When I decided I would apply to colleges in America, I wasn't sure what I was getting myself into. I knew that, for people in the Philippines, studying abroad was linked with higher chances of job acceptances, an almost guaranteed success and a lot of congratulatory praises from uncles and aunts. I knew from pictures posted online that universities in America had high-class facilities, numerous opportunities, passionate professors and a lot of hunky-looking men. And I knew that my parents wanted me to realize an education beyond the borders of my country and that I wanted to make them proud. So, I decided I would try.

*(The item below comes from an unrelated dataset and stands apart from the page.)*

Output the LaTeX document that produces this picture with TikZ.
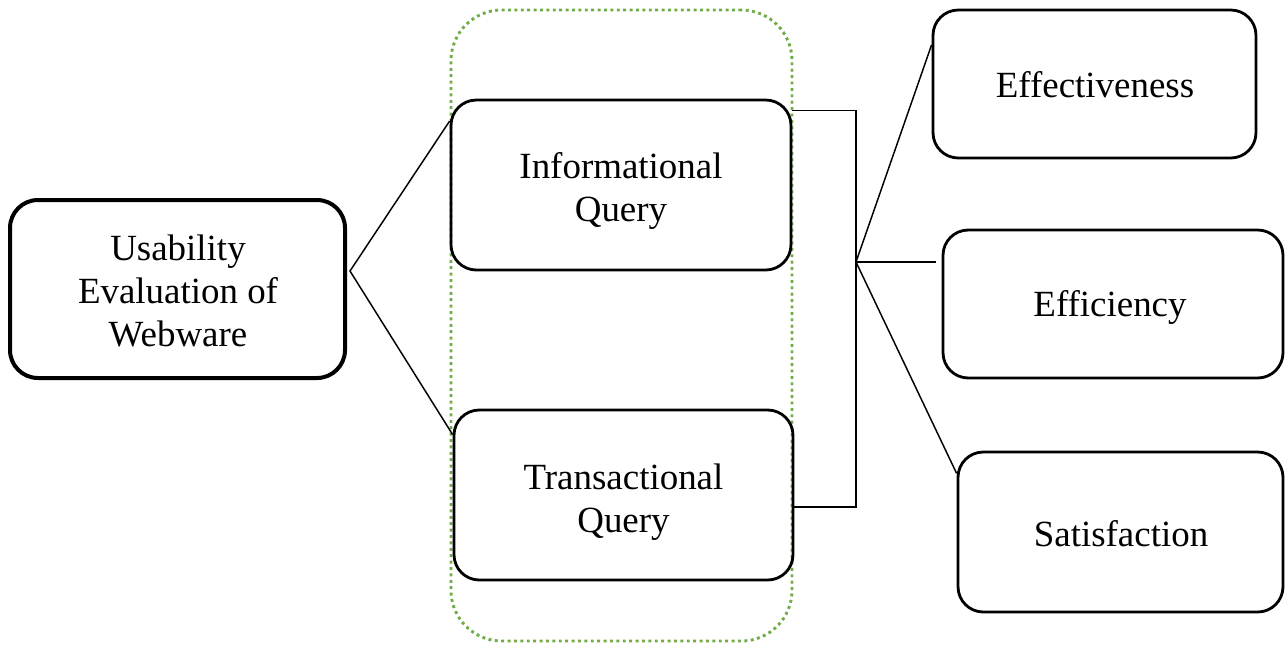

A standardized test, several essays, an acceptance letter and a plane ride later, I would soon discover why people regarded an education abroad so highly. What I didn't know then was that about 30 percent of international college students struggled with homesickness. I would also soon discover this reality.
I never really got a fair grasp of university life abroad until I actually lived it. For some, it's easy to adjust. But I happened to be a part of the few that thought otherwise. For my first few weeks, I woke up everyday looking at the unfamiliar ceilings of my dorm room and suddenly felt this indescribable empty sensation. Reality sunk in: I was alone, without my best friends, without my family, facing this overwhelming college experience ... all by myself. And it scared me.
I forgot what admiration and prestige I attached to studying abroad because of this overwhelming homesickness. I guess the prime suspect in this mystery of my sadness was because I was so clingy with the Philippines. Skype and Facebook were my favorite companions. My eyes were always glued to the pixels of my laptop or phone, chatting away with my friends and family back home. When things suddenly appeared on my newsfeed, I got sad thinking about the many moments I was missing out with my friends. I was afraid that I might drift away from them. If I had stayed, I would have been in that photo, I would have gone to that event and I wouldn't be missing out. If I had stayed, I might not have to be afraid of being forgotten.
The culture here didn't help stop my clinginess either. As an international student, it was hard to relate to people who didn't understand the setting I came from. I'd sometimes find myself using a word from my language that didn't have a direct translation in English. Or feeling the need to reference something from back home. But who was going to understand me? It was hard connecting to people who didn't grasp a big part of who I was.
It took about 120 days for that long, painful first semester to finish. I couldn't imagine experiencing seven sets more of those. Good thing I didn't have to.
I don't remember when I finally started to really adjust to the way of life abroad. It was probably around the time I started my second semester. I had just come back from an amazing month-long winter break in the Philippines and, for some reason, I was excited to get back on campus.
Over break, I realized a couple of things.
First was that even if I was far away from my close friends, I could still revive the dynamics of the friendships I had. Being around my friends still felt so natural. Although we all grew variably as individuals, our friendships still remained strong and unchanged. I realized I had no reason to be afraid of drifting away.
Second, I recognized that my clinginess blinded me from appreciating what I already had and what I could still discover. I kept comparing my student groups and activities to what I used to have. I kept trying to find friends who resembled ones back home. But it was unfair for me to compare and I was never going to find similar people. And that's okay. Once I came to terms with this, I started to appreciate my organizations and even discovered my new families away from home. There were also so many learning opportunities I had yet to discover: professors to get to know, classes to take, issues to tackle, the world to explore.
Lastly, I realized that although I was missing concerts, parties, and music festivals back home, if I had not taken the opportunity of studying abroad then I would have skipped out on more things. I wouldn't have been able to explore different fields of study, have late night talks with friends of different cultures, gain the flexibility in curriculum to find my real passion, learn independence through the power of freedom and discover more about myself when pushed beyond my comfort zone.
The journey was definitely difficult and I'll admit I'm still adjusting. But things are looking brighter and I'm starting to understand that, at least for now, this is where I should be. I'm gaining more friends, learning through different experiences, challenging my limits and understanding more about the world and myself. I still can't wait until I get back home again, but, at least now, I'm discovering happiness in every single day leading up to it.